Teknekron Corporation
- Type: Private
- Founded: 1968; 58 years ago
- Headquarters: Incline Village, Nevada, United States
- Website: teknekroncorp.com

= Teknekron Corporation =

Teknekron Corporation is one of the world's first technology-focused business incubators.

Teknekron was founded in Berkeley, California, in 1968 by Harvey Wagner and several UC Berkeley professors, including George Turin, D.Sc., a professor of electrical engineering and computer sciences who served as vice president of technology. By 1991 it had grown to $225 million in revenue, a 40% annual rate of growth.

The company is registered in the tax shelter of Incline Village in Nevada. Although Wagner had a small office there near his Lake Tahoe house, most of the company's operations are in Berkeley, the San Francisco Peninsula, and the Dallas–Fort Worth area.

==Theoretical and policy research==
During the 1960s and 1970s, Teknekron was awarded numerous research contracts by the U.S. government, including the transfer of technology from NASA's space program to civilian uses, the dispersal modeling and generation forecasts of noxious gases from power generation, urban effects of drought in San Francisco, mental health services in California, durability of manufactured goods, and public perceptions of highway safety.

Contracted research for private clients included Workers' compensation. Some of Teknekron's research was performed in partnership with UC Berkeley.

The stated goal of the company is: "New Teknekron ventures do not take the traditional course of developing, from the outset, a standard product for the end-user market. Instead, they concentrate on developing products for inclusion in other, generally larger companies' product lines, and on delivering customized integrated systems for such companies' internal use.

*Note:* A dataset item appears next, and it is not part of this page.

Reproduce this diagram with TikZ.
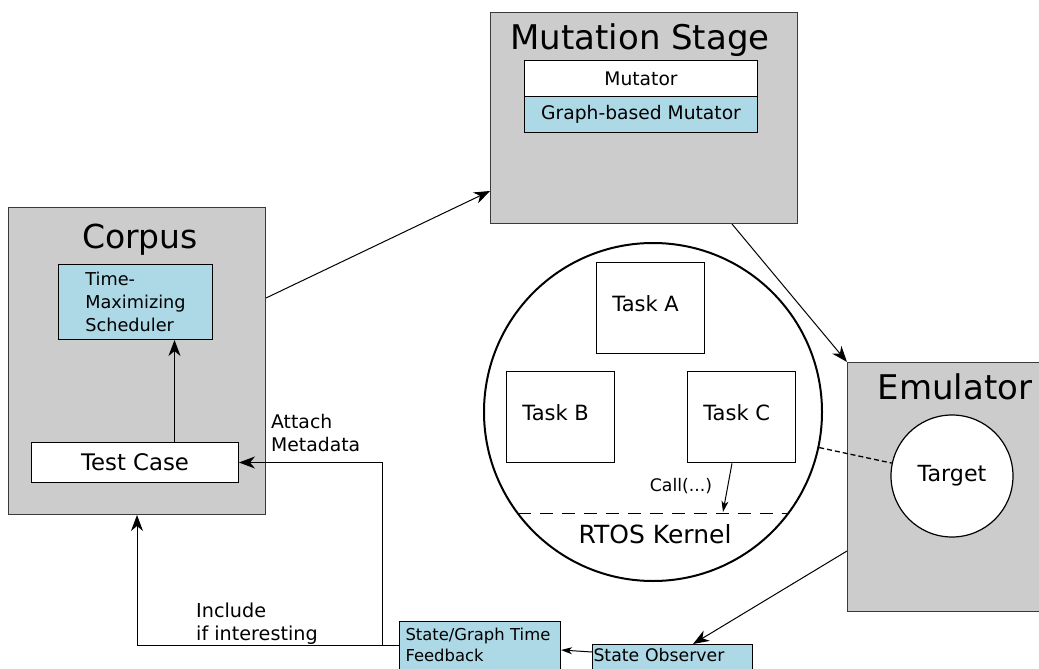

It is only after years of working with client companies on specific projects that a Teknekron enterprise might condense its market-honed technologies into generic "core products." This market approach has distinguished us from venture- capital partnerships, which tend to focus on funding companies that ab initio develop products for the end-user market."

==Incubated businesses==
By 1991 four companies had been spun out as separate public companies or sold off, one had failed and six were running as "affiliate companies."
- IEX Corporation, bought by Tekelec in 1999 for $163 million
- Integrated Automation, bought by Litton Industries
- Teknekron Energy Resource Analysts Corporation (TERA Corp)
- Teknekron Communications Systems Inc., renamed TCSI in 1995 and bought by Rocket Software in 2003
- Teknekron Financial Services, absorbed by Computer Sciences Corporation
- Teknekron Infoswitch, bought by Greenwich Street Capital Partners in 1999.
- Teknekron Sensor Development Corp, a manufacturer of scanning probe microscopy components
- Teknekron Software Systems, bought by Reuters in 1993 for $125.1 million now known as TIBCO Software.

==Partnerships==
Teknekron partnered with external firms as well. In 1991 it signed a co-marketing agreement with the Belgian microelectronics research partnership Interuniversity Microelectronics Centre.